### BRIEF
Select every line holding the word "this" and copy it.

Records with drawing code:
[BEGIN]
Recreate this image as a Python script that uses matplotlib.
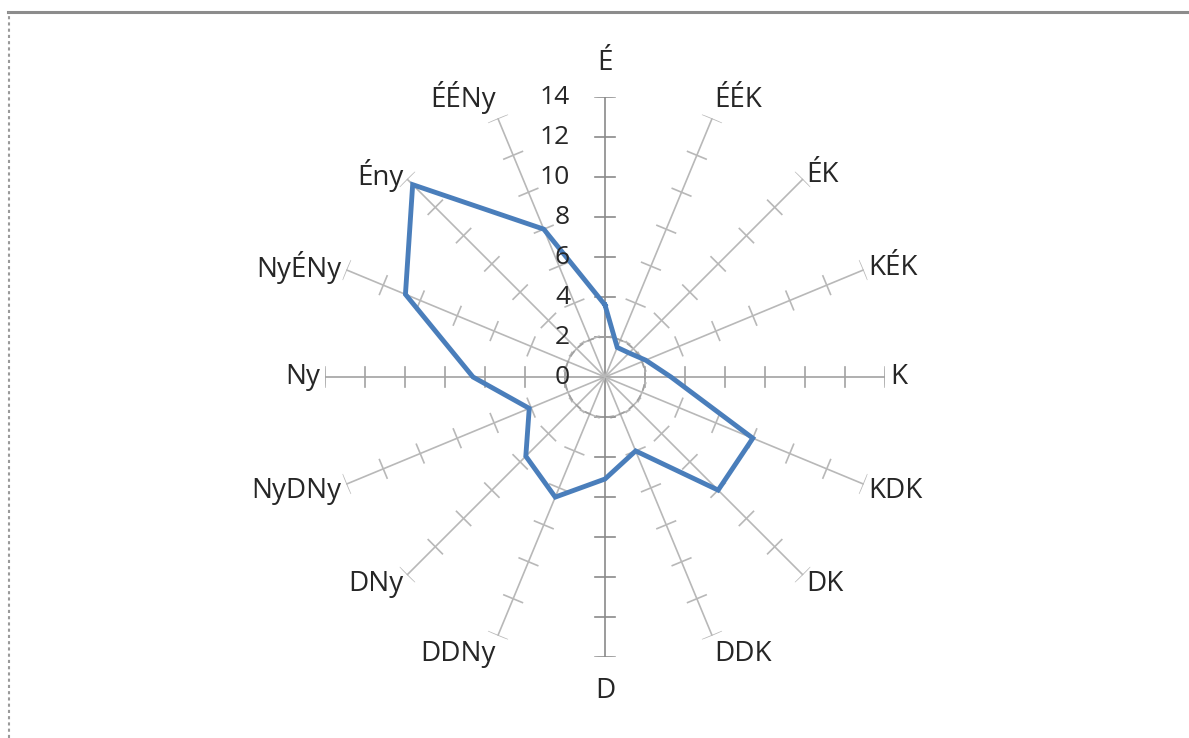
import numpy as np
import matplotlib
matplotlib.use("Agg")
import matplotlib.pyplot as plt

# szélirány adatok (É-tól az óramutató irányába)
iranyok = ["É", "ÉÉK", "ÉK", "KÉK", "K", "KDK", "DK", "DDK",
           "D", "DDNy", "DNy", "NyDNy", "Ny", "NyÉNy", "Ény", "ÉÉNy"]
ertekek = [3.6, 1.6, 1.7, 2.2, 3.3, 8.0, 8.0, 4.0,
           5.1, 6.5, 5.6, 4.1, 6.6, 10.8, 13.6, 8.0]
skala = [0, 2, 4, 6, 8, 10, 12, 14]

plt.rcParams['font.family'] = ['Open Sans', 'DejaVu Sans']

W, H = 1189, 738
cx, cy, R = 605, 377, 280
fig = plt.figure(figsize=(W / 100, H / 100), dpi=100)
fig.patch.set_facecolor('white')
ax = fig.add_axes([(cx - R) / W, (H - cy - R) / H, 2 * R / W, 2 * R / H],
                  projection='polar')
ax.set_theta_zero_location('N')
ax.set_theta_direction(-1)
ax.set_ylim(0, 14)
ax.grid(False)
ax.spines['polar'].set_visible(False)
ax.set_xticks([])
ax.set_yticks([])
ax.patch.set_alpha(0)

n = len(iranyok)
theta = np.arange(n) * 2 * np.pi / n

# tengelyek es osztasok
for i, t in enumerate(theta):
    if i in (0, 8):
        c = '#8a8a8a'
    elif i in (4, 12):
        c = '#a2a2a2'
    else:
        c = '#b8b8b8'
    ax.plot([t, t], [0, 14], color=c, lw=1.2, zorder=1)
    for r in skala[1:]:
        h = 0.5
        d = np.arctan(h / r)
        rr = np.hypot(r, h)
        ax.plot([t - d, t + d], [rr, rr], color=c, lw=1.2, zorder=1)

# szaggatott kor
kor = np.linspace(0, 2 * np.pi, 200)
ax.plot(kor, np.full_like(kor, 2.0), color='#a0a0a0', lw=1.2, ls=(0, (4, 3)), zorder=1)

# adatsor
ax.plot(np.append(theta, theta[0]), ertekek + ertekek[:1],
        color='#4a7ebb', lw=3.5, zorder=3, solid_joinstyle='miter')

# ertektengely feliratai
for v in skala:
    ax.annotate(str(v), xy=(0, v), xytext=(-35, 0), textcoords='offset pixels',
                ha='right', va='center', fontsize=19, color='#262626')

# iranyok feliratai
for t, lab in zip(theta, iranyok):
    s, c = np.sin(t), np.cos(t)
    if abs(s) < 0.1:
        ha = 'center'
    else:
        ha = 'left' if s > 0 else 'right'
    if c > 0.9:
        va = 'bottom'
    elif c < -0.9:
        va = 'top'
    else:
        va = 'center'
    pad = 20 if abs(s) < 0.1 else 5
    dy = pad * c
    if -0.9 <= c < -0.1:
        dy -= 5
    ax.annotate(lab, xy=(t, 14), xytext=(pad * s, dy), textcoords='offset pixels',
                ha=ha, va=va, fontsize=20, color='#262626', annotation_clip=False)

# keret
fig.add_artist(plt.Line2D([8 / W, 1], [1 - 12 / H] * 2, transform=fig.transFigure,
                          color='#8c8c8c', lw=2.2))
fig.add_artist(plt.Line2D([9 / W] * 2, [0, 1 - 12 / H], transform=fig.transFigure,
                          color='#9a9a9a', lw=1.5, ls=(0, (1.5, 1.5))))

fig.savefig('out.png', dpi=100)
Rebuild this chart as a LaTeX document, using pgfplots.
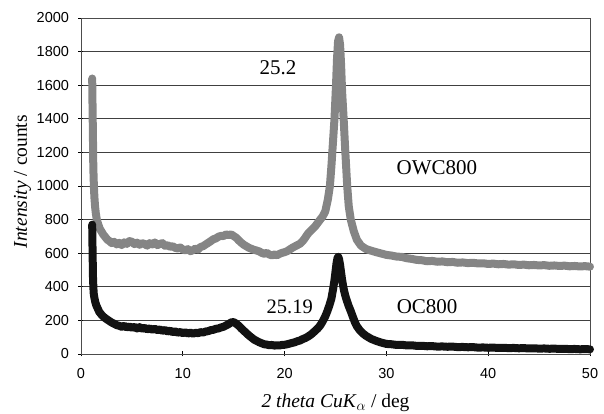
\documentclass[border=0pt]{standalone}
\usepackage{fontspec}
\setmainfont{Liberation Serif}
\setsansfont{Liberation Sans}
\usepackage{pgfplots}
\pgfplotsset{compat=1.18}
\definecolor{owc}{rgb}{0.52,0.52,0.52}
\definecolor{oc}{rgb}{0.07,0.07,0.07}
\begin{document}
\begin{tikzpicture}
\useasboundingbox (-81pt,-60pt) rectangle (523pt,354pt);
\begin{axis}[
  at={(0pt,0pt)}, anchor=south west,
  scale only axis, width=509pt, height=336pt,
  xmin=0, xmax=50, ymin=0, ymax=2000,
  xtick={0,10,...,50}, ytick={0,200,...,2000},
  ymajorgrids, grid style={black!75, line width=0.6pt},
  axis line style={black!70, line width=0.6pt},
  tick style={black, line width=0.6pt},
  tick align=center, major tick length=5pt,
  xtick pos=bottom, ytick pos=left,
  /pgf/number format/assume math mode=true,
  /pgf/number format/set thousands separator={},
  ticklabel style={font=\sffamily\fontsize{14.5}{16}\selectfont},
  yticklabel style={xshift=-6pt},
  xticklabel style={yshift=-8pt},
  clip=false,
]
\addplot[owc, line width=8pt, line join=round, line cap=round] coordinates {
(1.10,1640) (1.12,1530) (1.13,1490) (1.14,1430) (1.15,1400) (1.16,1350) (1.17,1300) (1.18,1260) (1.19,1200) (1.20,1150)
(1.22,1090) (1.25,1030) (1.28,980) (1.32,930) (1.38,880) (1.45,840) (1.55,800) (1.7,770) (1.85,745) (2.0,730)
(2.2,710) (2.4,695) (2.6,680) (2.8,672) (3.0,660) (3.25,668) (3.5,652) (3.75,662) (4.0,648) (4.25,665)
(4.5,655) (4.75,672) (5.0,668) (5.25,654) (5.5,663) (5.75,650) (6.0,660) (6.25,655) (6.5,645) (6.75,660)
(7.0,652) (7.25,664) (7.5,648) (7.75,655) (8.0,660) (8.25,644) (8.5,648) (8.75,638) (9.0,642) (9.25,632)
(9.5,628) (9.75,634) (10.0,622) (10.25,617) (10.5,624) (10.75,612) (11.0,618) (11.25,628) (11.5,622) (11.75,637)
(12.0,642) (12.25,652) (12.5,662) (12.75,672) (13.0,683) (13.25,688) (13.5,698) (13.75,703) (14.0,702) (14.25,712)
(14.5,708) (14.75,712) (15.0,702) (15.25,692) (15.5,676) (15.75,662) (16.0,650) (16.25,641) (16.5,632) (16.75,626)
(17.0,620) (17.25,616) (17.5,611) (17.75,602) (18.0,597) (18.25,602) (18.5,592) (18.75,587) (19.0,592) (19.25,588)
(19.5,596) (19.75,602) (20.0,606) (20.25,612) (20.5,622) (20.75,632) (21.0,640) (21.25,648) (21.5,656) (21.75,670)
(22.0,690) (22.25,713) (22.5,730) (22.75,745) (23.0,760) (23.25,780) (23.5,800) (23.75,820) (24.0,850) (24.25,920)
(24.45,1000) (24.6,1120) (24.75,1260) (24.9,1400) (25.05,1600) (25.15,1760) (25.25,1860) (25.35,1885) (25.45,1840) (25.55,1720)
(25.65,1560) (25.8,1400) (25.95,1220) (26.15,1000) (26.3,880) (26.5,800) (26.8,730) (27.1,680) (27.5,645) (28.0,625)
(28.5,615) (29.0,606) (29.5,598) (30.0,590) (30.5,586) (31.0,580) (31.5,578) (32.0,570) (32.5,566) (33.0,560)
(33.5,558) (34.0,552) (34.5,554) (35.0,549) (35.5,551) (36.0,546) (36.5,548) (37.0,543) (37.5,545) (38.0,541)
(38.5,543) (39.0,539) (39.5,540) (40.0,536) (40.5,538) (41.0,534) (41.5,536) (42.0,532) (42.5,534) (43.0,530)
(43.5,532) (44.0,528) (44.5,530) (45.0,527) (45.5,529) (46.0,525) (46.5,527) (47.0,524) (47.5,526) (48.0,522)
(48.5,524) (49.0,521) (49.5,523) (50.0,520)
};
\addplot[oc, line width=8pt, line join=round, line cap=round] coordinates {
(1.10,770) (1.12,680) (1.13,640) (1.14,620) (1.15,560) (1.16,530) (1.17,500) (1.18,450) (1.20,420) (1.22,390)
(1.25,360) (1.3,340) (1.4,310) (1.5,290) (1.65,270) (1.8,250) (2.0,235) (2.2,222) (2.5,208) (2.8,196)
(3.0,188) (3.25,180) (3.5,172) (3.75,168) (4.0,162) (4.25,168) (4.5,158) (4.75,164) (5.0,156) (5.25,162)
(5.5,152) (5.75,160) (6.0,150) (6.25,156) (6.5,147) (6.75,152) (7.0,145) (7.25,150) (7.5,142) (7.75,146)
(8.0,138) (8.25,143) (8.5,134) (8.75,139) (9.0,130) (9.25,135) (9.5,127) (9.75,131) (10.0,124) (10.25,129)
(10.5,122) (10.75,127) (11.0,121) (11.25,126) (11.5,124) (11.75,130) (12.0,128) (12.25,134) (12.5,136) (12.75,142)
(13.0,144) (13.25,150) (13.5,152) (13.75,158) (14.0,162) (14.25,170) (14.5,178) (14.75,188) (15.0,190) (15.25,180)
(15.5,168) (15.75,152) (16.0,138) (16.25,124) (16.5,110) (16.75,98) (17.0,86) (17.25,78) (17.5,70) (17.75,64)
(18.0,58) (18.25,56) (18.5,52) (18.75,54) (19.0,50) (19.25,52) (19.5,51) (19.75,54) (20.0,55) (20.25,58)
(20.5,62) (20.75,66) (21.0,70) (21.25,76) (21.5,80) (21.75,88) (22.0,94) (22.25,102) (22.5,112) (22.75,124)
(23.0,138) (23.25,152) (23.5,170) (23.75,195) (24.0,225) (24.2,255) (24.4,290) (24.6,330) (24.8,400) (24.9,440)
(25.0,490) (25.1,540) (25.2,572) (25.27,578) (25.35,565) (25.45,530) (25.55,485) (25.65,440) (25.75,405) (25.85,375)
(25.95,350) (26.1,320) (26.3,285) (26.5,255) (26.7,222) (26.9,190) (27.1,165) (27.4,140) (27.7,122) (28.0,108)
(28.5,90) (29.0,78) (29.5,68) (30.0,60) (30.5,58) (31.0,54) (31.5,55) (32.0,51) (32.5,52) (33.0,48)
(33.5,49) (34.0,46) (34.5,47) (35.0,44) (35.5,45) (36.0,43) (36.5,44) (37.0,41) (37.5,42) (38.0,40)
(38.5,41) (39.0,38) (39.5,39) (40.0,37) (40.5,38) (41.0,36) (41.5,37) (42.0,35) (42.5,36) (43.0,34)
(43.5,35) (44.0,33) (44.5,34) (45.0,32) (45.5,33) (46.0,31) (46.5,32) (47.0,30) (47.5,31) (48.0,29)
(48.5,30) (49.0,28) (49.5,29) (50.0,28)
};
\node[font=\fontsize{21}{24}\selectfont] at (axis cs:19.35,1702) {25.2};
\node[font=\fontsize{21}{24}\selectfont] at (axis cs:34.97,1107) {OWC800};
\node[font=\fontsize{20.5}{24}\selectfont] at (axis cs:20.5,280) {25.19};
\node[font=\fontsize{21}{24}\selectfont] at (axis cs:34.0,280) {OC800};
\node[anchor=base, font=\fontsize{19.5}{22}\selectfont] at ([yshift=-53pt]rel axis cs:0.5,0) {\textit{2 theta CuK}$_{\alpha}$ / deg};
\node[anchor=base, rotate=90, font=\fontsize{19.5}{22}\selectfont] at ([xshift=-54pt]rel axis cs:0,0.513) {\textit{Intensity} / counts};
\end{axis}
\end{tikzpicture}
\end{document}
[END]
### RESULT OF THE TASK
Recreate this image as a Python script that uses matplotlib.
Rebuild this chart as a LaTeX document, using pgfplots.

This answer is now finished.